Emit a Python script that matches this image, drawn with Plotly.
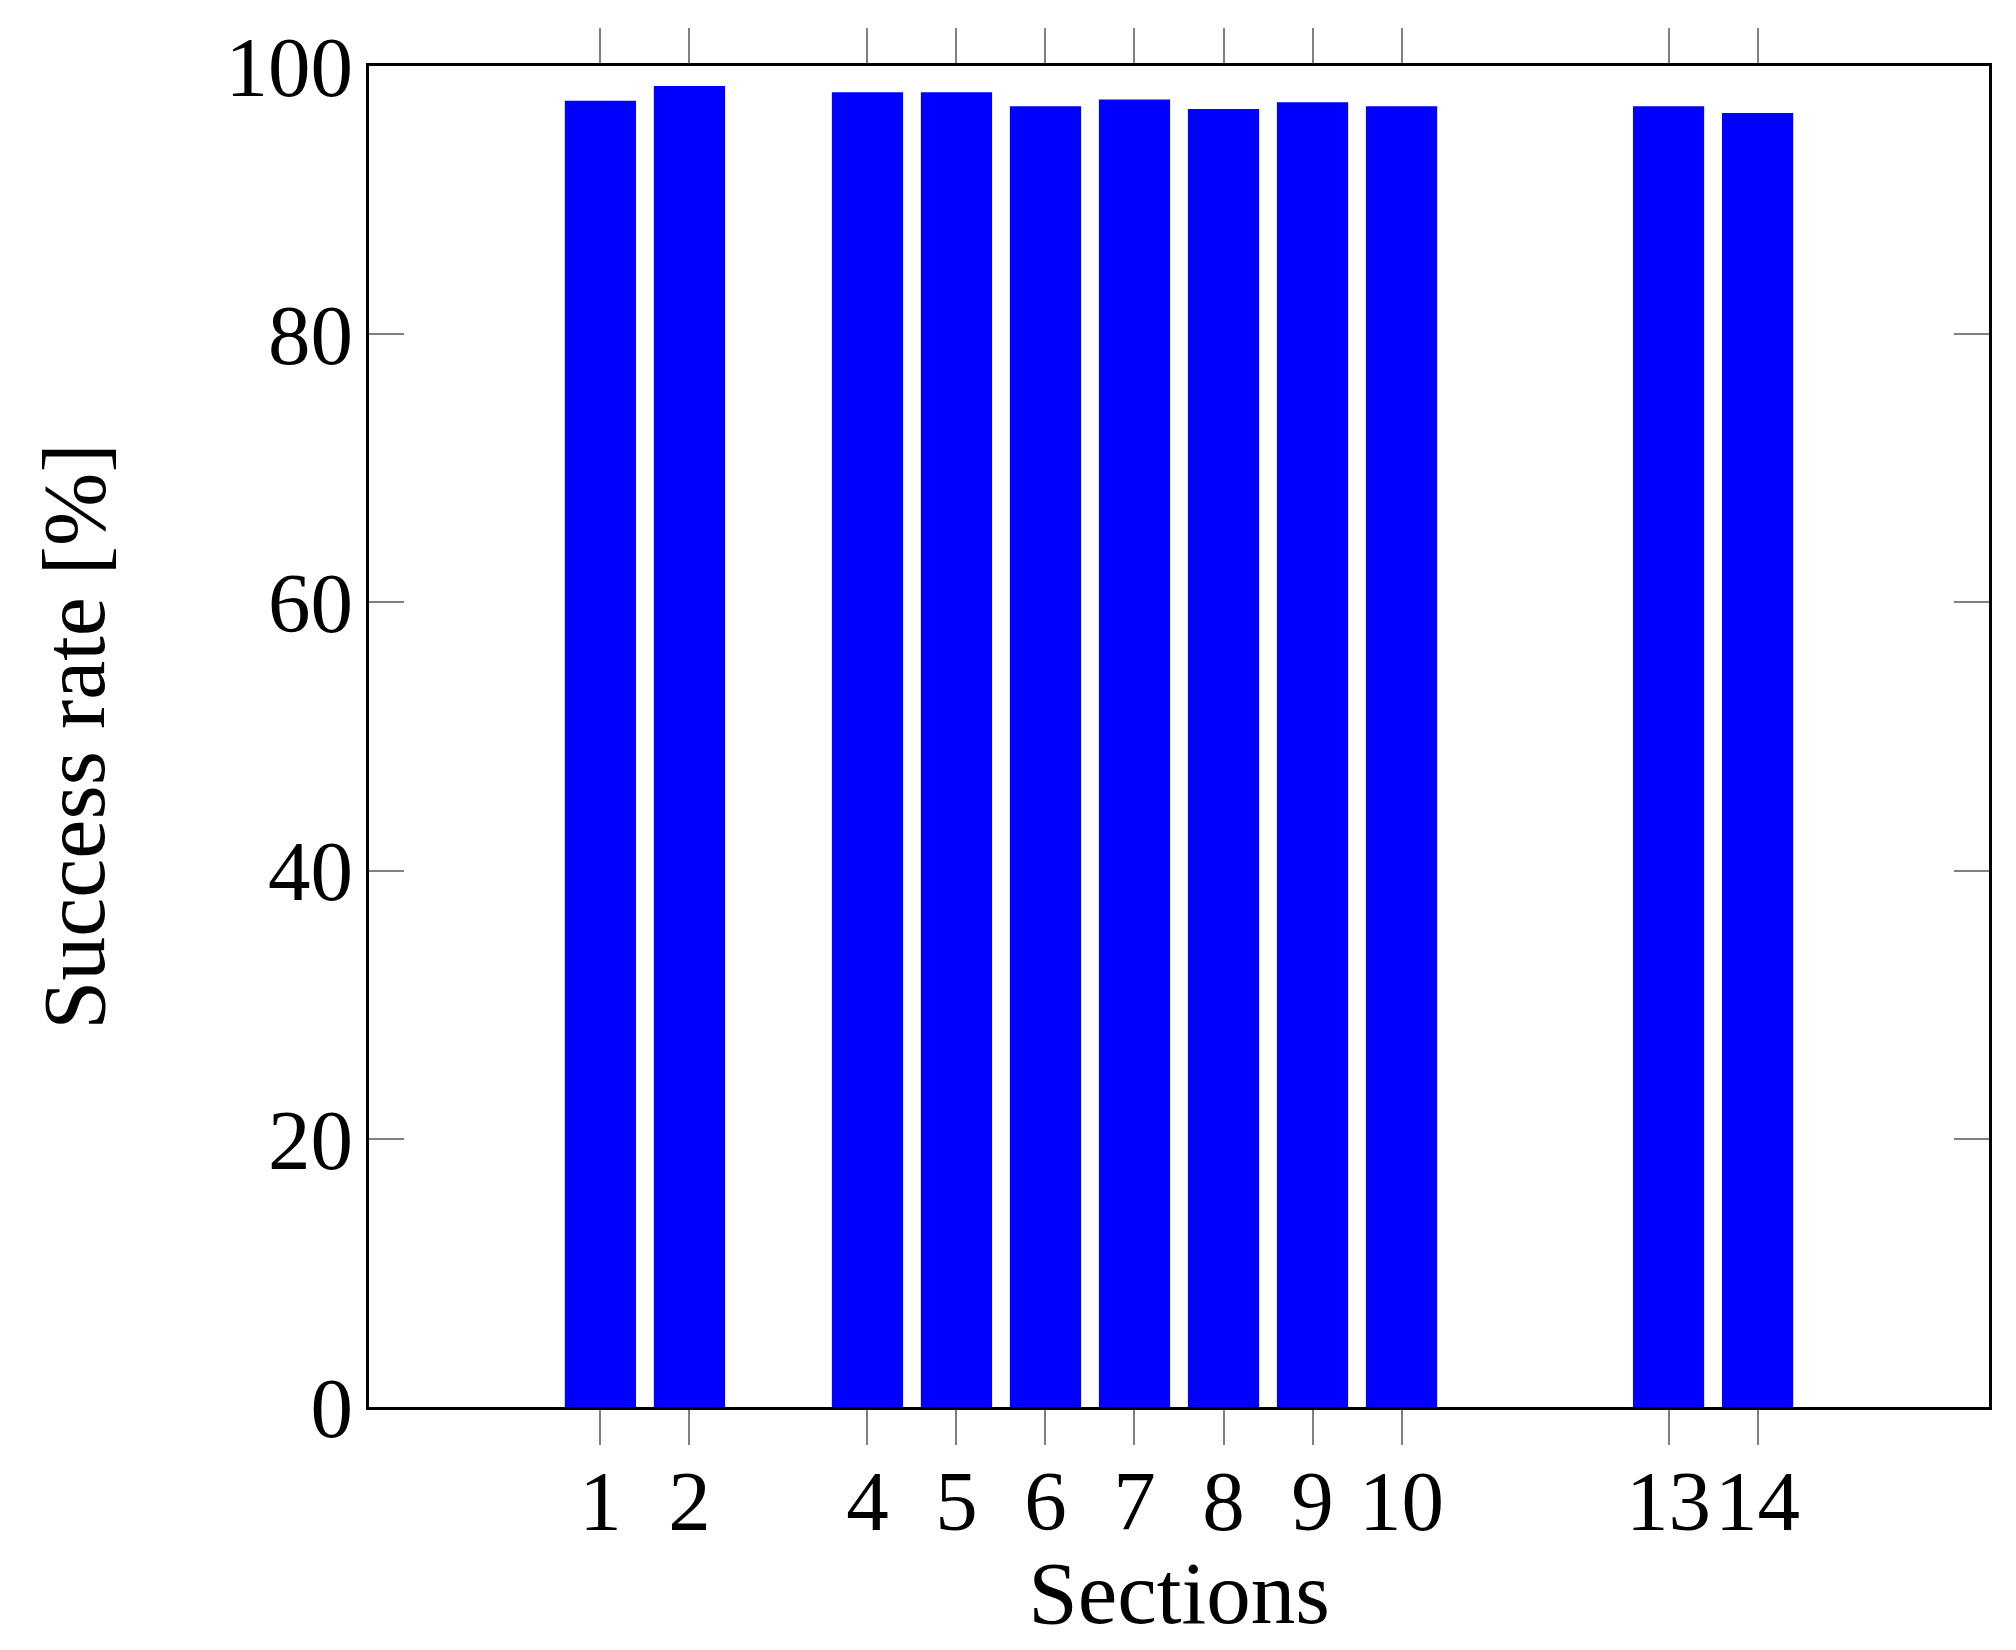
import plotly.graph_objects as go

# success rate per section (sections 3, 11, 12 missing)
sections = [1, 2, 4, 5, 6, 7, 8, 9, 10, 13, 14]
success_rate = [97.4, 98.5, 98.05, 98.05, 97.0, 97.5, 96.8, 97.3, 97.0, 97.0, 96.5]
y_ticks = [0, 20, 40, 60, 80, 100]

FONT = "Liberation Serif"

fig = go.Figure()
fig.add_trace(go.Bar(x=sections, y=success_rate, width=0.8,
                     marker=dict(color="#0000ff", line=dict(width=0))))

# page body has an 8px margin, so the figure is a bit smaller than the window
fig.update_layout(
    width=2000, height=1634,
    margin=dict(l=361, r=19, t=54, b=235),
    plot_bgcolor="white", paper_bgcolor="white",
    font=dict(family=FONT, size=85, color="black"),
    showlegend=False,
)

fig.update_xaxes(
    range=[-1.6, 16.6],
    tickvals=sections, ticktext=[str(s) for s in sections],
    showgrid=False, zeroline=False,
    showline=True, linecolor="black", linewidth=3, mirror="ticks",
    ticks="outside", ticklen=35, tickwidth=2, tickcolor="#808080",
    ticklabelstandoff=-17,
    title=dict(text="Sections", standoff=17, font=dict(family=FONT, size=89)),
)
fig.update_yaxes(
    range=[0, 100],
    tickvals=y_ticks,
    showgrid=False, zeroline=False,
    showline=True, linecolor="black", linewidth=3, mirror="ticks",
    ticks="inside", ticklen=35, tickwidth=2, tickcolor="#808080",
    ticklabelstandoff=-4,
    title=dict(text="Success rate [%]", standoff=92, font=dict(family=FONT, size=88)),
)

fig.write_html("out.html")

Required work » Your copy of the data above should match it exactly, except that pictures are left out.

The output »
Emit a Python script that matches this image, drawn with Plotly.
import plotly.graph_objects as go

# success rate per section (sections 3, 11, 12 missing)
sections = [1, 2, 4, 5, 6, 7, 8, 9, 10, 13, 14]
success_rate = [97.4, 98.5, 98.05, 98.05, 97.0, 97.5, 96.8, 97.3, 97.0, 97.0, 96.5]
y_ticks = [0, 20, 40, 60, 80, 100]

FONT = "Liberation Serif"

fig = go.Figure()
fig.add_trace(go.Bar(x=sections, y=success_rate, width=0.8,
                     marker=dict(color="#0000ff", line=dict(width=0))))

# page body has an 8px margin, so the figure is a bit smaller than the window
fig.update_layout(
    width=2000, height=1634,
    margin=dict(l=361, r=19, t=54, b=235),
    plot_bgcolor="white", paper_bgcolor="white",
    font=dict(family=FONT, size=85, color="black"),
    showlegend=False,
)

fig.update_xaxes(
    range=[-1.6, 16.6],
    tickvals=sections, ticktext=[str(s) for s in sections],
    showgrid=False, zeroline=False,
    showline=True, linecolor="black", linewidth=3, mirror="ticks",
    ticks="outside", ticklen=35, tickwidth=2, tickcolor="#808080",
    ticklabelstandoff=-17,
    title=dict(text="Sections", standoff=17, font=dict(family=FONT, size=89)),
)
fig.update_yaxes(
    range=[0, 100],
    tickvals=y_ticks,
    showgrid=False, zeroline=False,
    showline=True, linecolor="black", linewidth=3, mirror="ticks",
    ticks="inside", ticklen=35, tickwidth=2, tickcolor="#808080",
    ticklabelstandoff=-4,
    title=dict(text="Success rate [%]", standoff=92, font=dict(family=FONT, size=88)),
)

fig.write_html("out.html")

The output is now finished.